In a reference to Pakistan’s aggressive nuclear buildup he mentioned, “There is no moral equivalence in this respect between the two countries and this point must be driven home every time Pakistan claims parity. We should not allow such an insidious campaign to affect our proposed membership of the NSG (Nuclear Suppliers Group) and the MTCR (Missile Technology Control Regime)”.

Saran said, “The above background must be kept in mind when evaluating India’s continued insistence on the central tenet of its nuclear doctrine i.e., that India will not be the first to use nuclear weapons, but that if it is attacked with such weapons, it would engage in nuclear retaliation which will be massive and designed to inflict unacceptable damage on the adversary.”

This is the first time actually that the difference between a tactical or strategic nuclear attack has been blunted as intolerable.

The distinguished diplomat pointed out that India’s nuclear deterrent is based on a credible nuclear doctrine and is sustained by a “systematic drive to operationalise” its various delivery components, including a sea-based one by 2015-16. He termed the development of the “third leg of the triad which is submarine based” as “work in progress”.

He also observed that India needed at least three nuclear-powered, nuclear-armed (SSBN) submarines like the Arihant, which India is in the process of building.

Referring to deployment of theatre nuclear weapons by Pakistan, some of whose political, military and some terror leaders have also threatened to use nuclear weapons, Saran observed: “Pakistan would be prudent not to assume otherwise as it sometimes appears to do, most recently by developing and perhaps deploying theatre nuclear weapons.

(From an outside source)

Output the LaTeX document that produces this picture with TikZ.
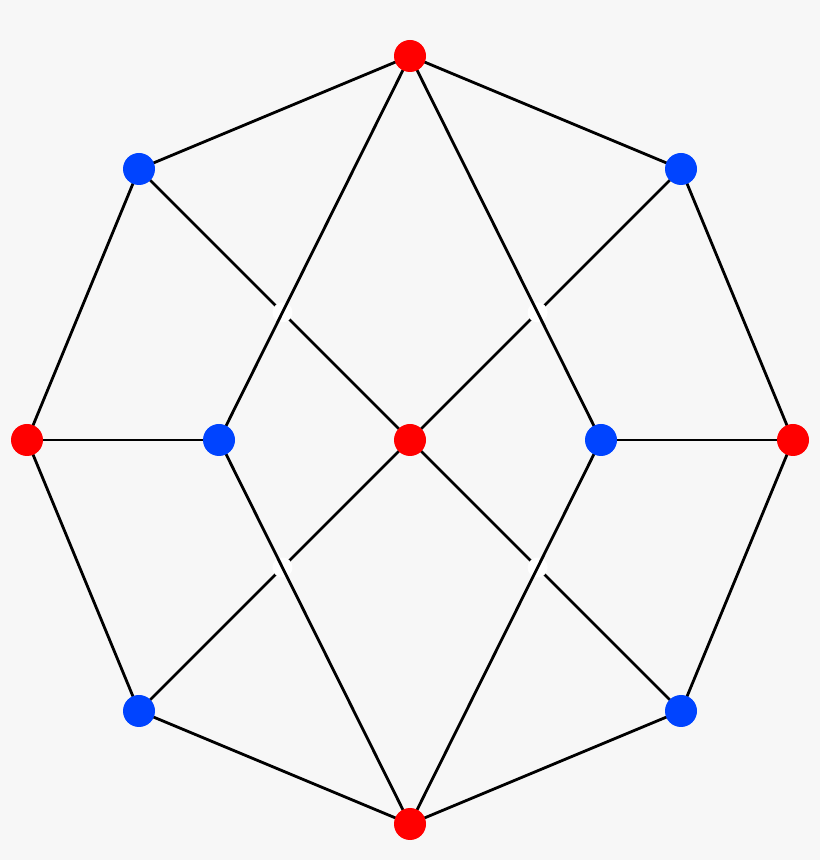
\documentclass[tikz,border=0pt]{standalone}
\usepackage{tikz}
\usepackage{xcolor}
\usetikzlibrary{calc}

\definecolor{bg}{HTML}{F7F7F7}
\definecolor{vred}{HTML}{FF0000}
\definecolor{vblue}{HTML}{0044FF}

\tikzset{
    redv/.style={circle, fill=vred, inner sep=0pt, minimum size=0.32cm},
    bluev/.style={circle, fill=vblue, inner sep=0pt, minimum size=0.32cm},
    link/.style={line width=0.8pt, black},
    gap/.style={fill=white, draw=none}
}

\begin{document}
\begin{tikzpicture}
                        \fill[bg] (0, 0) rectangle (8.2, 8.6);
                        \useasboundingbox (0, 0) rectangle (8.2, 8.6);
                        \coordinate (t) at (4.10, 8.04);
                        \coordinate (b) at (4.10, 0.36);
                        \coordinate (l) at (0.27, 4.20);
                        \coordinate (r) at (7.93, 4.20);
                        \coordinate (c) at (4.10, 4.20);
                        \coordinate (ul) at (1.39, 6.91);
                        \coordinate (ur) at (6.81, 6.91);
                        \coordinate (ll) at (1.39, 1.49);
                        \coordinate (lr) at (6.81, 1.49);
                        \coordinate (il) at (2.19, 4.20);
                        \coordinate (ir) at (6.01, 4.20);
                        % diagonals to the centre (under)
                        \draw[link] (ul) -- (c) (ur) -- (c) (ll) -- (c) (lr) -- (c);
                        % gaps at the crossings
                        \fill[gap] (intersection of ul--c and t--il) circle (0.1);
                        \fill[gap] (intersection of ur--c and t--ir) circle (0.1);
                        \fill[gap] (intersection of ll--c and b--il) circle (0.1);
                        \fill[gap] (intersection of lr--c and b--ir) circle (0.1);
                        % outer octagon and the rest (over)
                        \draw[link] (t) -- (ur) -- (r) -- (lr) -- (b) -- (ll) -- (l) -- (ul) -- cycle;
                        \draw[link] (t) -- (il) -- (b) -- (ir) -- cycle;
                        \draw[link] (l) -- (il) (r) -- (ir);
                        % vertices
                        \node[redv] (vt) at (t) {};
                        \node[redv] (vb) at (b) {};
                        \node[redv] (vl) at (l) {};
                        \node[redv] (vr) at (r) {};
                        \node[redv] (vc) at (c) {};
                        \node[bluev] (vul) at (ul) {};
                        \node[bluev] (vur) at (ur) {};
                        \node[bluev] (vll) at (ll) {};
                        \node[bluev] (vlr) at (lr) {};
                        \node[bluev] (vil) at (il) {};
                        \node[bluev] (vir) at (ir) {};
                    \end{tikzpicture}
\end{document}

“It would be far better for Pakistan to finally and irreversibly abandon the long-standing policy of using cross-border terrorism as an instrument of state policy and pursue nuclear and conventional confidence building measures with India which are already on the bilateral agenda. An agreement on no first use (NFU) of nuclear weapons would be a notable measure following up on the commitment already made by the two countries to maintain a moratorium on nuclear testing.”

Countering critics of India’s nuclear weapons programme that it was driven by notions of prestige rather than considerations of national security, Saran said India’s nuclear doctrine is based on the current geopolitical environment, especially with Pakistan actively building up its nuclear arsenal and keeping its aggressive actions and strategies against India in mind.

He said India’s nuclear doctrine, which was formally adopted at a meeting of the Cabinet Committee on Security (CCS) on January 4, 2003, and the regular checks that are held have strengthened the level of confidence in India’s nuclear deterrent.

He said since the May 1998 nuclear tests, India has demonstrated “quite clearly a sustained and systematic drive to operationalise the various components of the nuclear deterrent in a manner best suited to India’s security environment. This is not the record of a state which considers nuclear weapons an instrument of national pride and propaganda”.

He said Pakistan has given the excuse of the Indo-US civil nuclear deal as the reason for the “relentless build up of its nuclear arsenal”, its refusal to allow the Conference on Disarmament in Geneva to undertake multilateral negotiations on a Fissile Material Cut-Off Treaty (FMCT) as well as its threat to deploy theatre nuclear weapons to meet a so-called conventional Indian armed thrust across the border.

“The votaries of non-proliferation in the West have criticised the Indo-US civil nuclear agreement as having allowed exceptionalism in favour of India, which has encouraged a nuclear arms race between India and Pakistan,” Saran said.

The exception provided to India in clinching the deal “rests on India’s universally acknowledged and exceptional record as a responsible nuclear state as contrasted with Pakistan’s equally exceptional record as a source of serial proliferation and in possession of a nuclear programme born in deceit and deception”.

“There is no moral equivalence in this respect between the two countries and this point must be driven home every time Pakistan claims parity. We should not allow such an insidious campaign to affect our proposed membership of the NSG (Nuclear Suppliers Group) and the MTCR (Missile Technology Control Regime)”, he concluded.